In his latest report, released May 4, Poole recommends that piston-powered GA aircraft pay only an aviation fuel tax. Because the FAA's flight service program is a safety function, "in no cases should there be user fees for those services," he said. Turbine-powered aircraft and commercial airlines would pay user fees for air traffic control services.

Poole's first report, released in 1993, suggested charging GA fees like $9.27 for a weather briefing, $4.65 for contacting a tower, and $9.27 for an IFR flight plan. AOPA soundly criticized that.

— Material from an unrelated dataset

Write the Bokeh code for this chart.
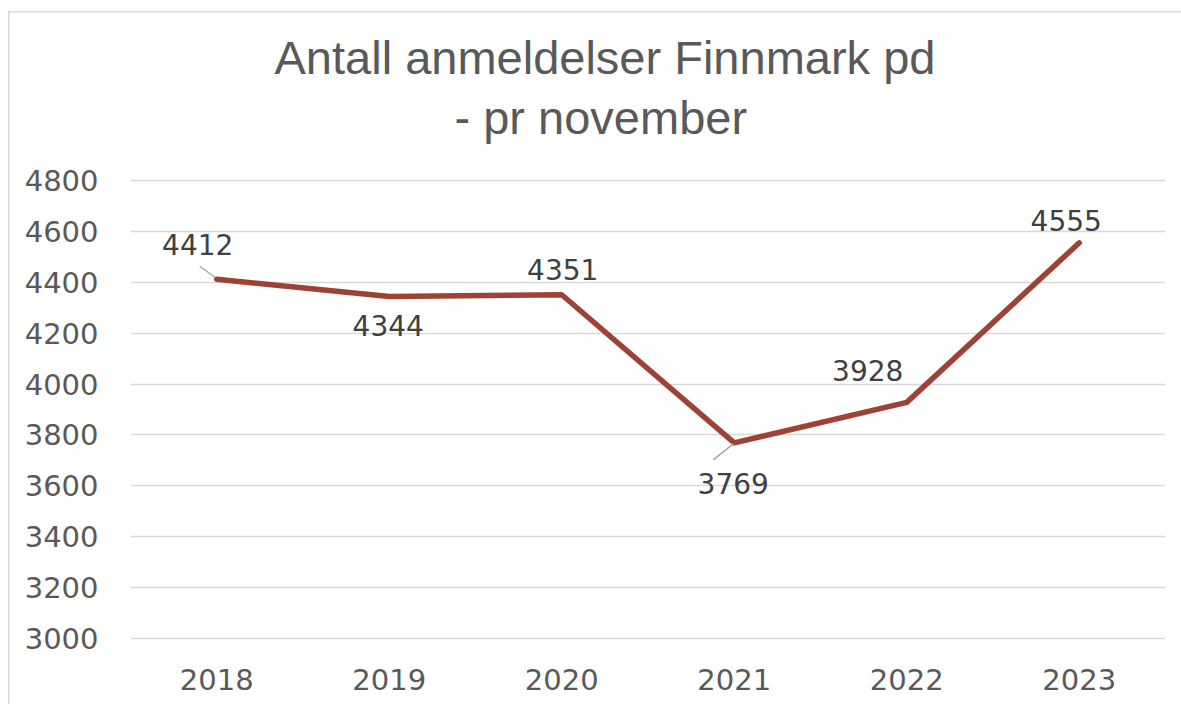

So a 1996 report dropped charges for FSS services and proposed user fees for air traffic control services based on aircraft weight and distance flown. AOPA still objected, and Poole notes in his latest report that general aviation is "too large and politically popular" for it to be charged for air traffic control services, regardless of how much of the system GA uses.

"We think he still misses the point," said AOPA President Phil Boyer. "GA shouldn't be charged for a system we don't need and for the most part don't use. More than 90 percent of piston-powered aircraft flights are VFR, yet every one of those flights helps pay for the system through the fuel tax. If it weren't for the huge demands the airlines place on the system with their rush-hour scheduling, the air traffic control system would be much smaller."

"While it is great that piston aircraft are not targeted for FSS fees in this report, divide and conquer is a common political strategy," said Boyer. "The threat of GA user fees - and AOPA's willingness to do whatever it takes to stop them - is still very real."